The Praxair Heart and Vascular Center provides medical services to patients with heart disease, including surgical, rehabilitative, and diagnostic care.[2] The center was funded by Linde plc (then Praxair) in 2005, and has been in operation since 2006.[3]
Horblit Health Sciences Library is a staffed library located on hospital grounds, available as a resource to students enrolled in the Internal Medicine Residency Program.[5]
Maternity Care is offered through the dedicated Birth Center. The center is designated to care for patients with high-risk pregnancies and offers both prenatal and postpartum care.[6]
Satellite locations
Brookfield Family Medicine and the Brookfield Specimen Collection Facility, in the Greenknoll Professional Building, 60 Old New Milford Road
Danbury Diagnostic Imaging Center opened in Danbury in 2001.
Danbury: Seifert & Ford Family Community Health Center, 70 Main St. in downtown Danbury
Ridgefield Diagnostic Imaging (RDI), and the Ridgefield Surgical Center LLC, 901 Ethan Allen Highway-Route 7. RDI offers a "full range of diagnostic services" for radiologic care, according to a hospital news release. The surgical center is a joint venture between Danbury Health Systems and local surgeons and offers outpatient surgery. Both units opened in the summer of 2006 at the same address.[7]
Ridgefield Specimen Collection Facility, 10 South St.
Southbury: The Danbury Hospital Health Center, in the Southbury Medical Building at 22 Old Waterbury Road, offers three primary care practices: Primary Care of Southbury, Southbury Pediatrics and Southbury Geriatrics) along with specialist practices (Health Specialists of Southbury, Physical Medicine Center of Southbury, Patient Laboratory Services and Home and Hospice Care).
Affiliations
Danbury Hospital is affiliated with University of Vermont School of Medicine, University of Medicine and Health Sciences, Ross University School of Medicine, New York Medical College. The hospital also affiliated with New York Medical College in 1974 to support pediatrics, psychiatry and surgery, the University of Connecticut's School of Medicine to support nuclear medicine.[8]

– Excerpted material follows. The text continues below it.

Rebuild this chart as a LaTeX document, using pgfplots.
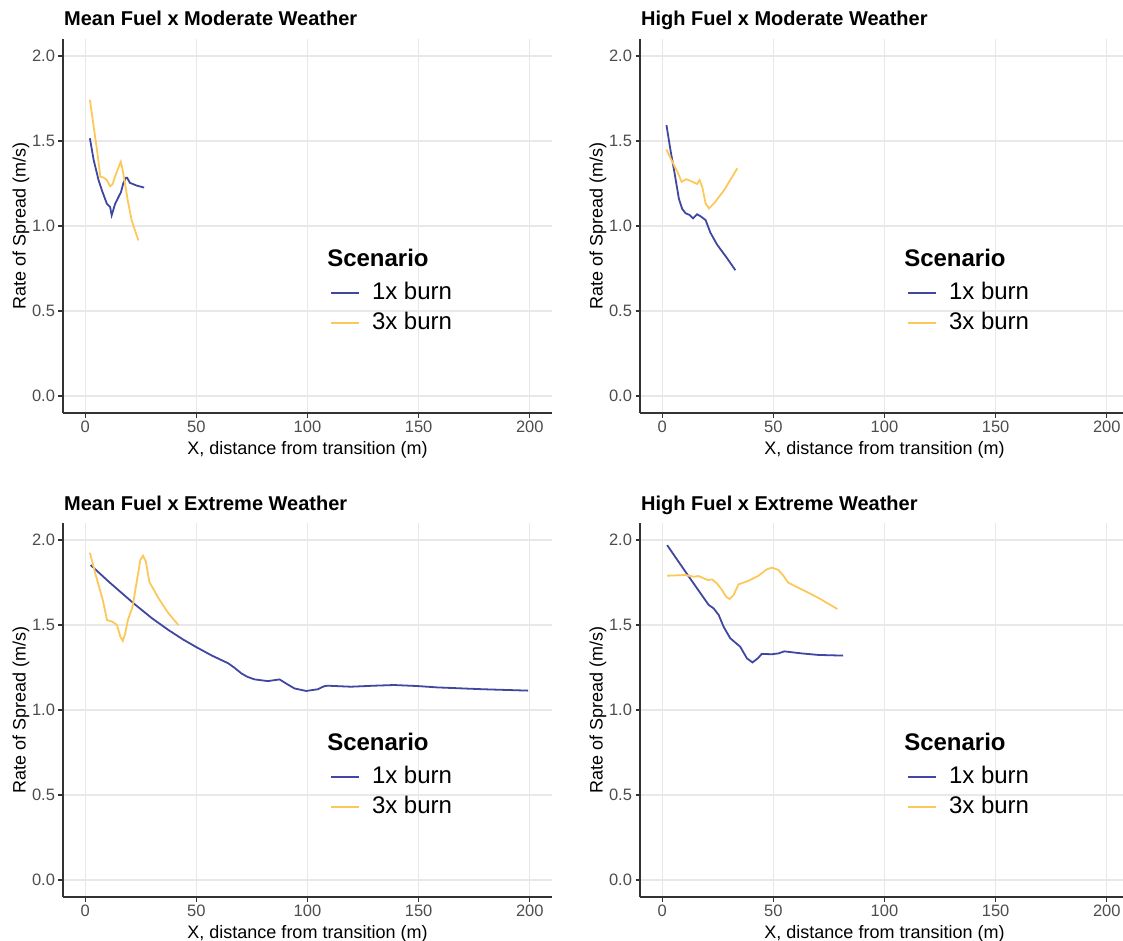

Danbury Hospital is a member of the Council of Teaching Hospital and Health Systems (COTH) of the Association of American Medical Colleges (AAMC). Of the 1,100 hospitals involved in graduate medical education in this country, the 400 COTH member institutions train about three-quarters of the residents in the United States.[8]
History
Danbury Hospital, circa 1930
Founded in 1885, Danbury Hospital was a small community hospital for its first 50 years. Its School of Nursing was established in 1893, and the first graduate medical education (GME) program was a one-year general internship approved in 1926.[8] In 1970 the hospital developed a long-range strategic plan which included a proposal to make the hospital a regional teaching hospital. A full-time faculty was formed and eventually evolved into the multi-specialty, not-for-profit practice called Danbury Office of Physician Services, PC.[8] A three-story addition (Stroock Tower) and a two level parking garage opened in January 1985.[9] On June 20, 2014, a new 11 story, 316,000 sf addition to the hospital (The Peter and Carmen Lucia Buck Pavilion) was opened.[10]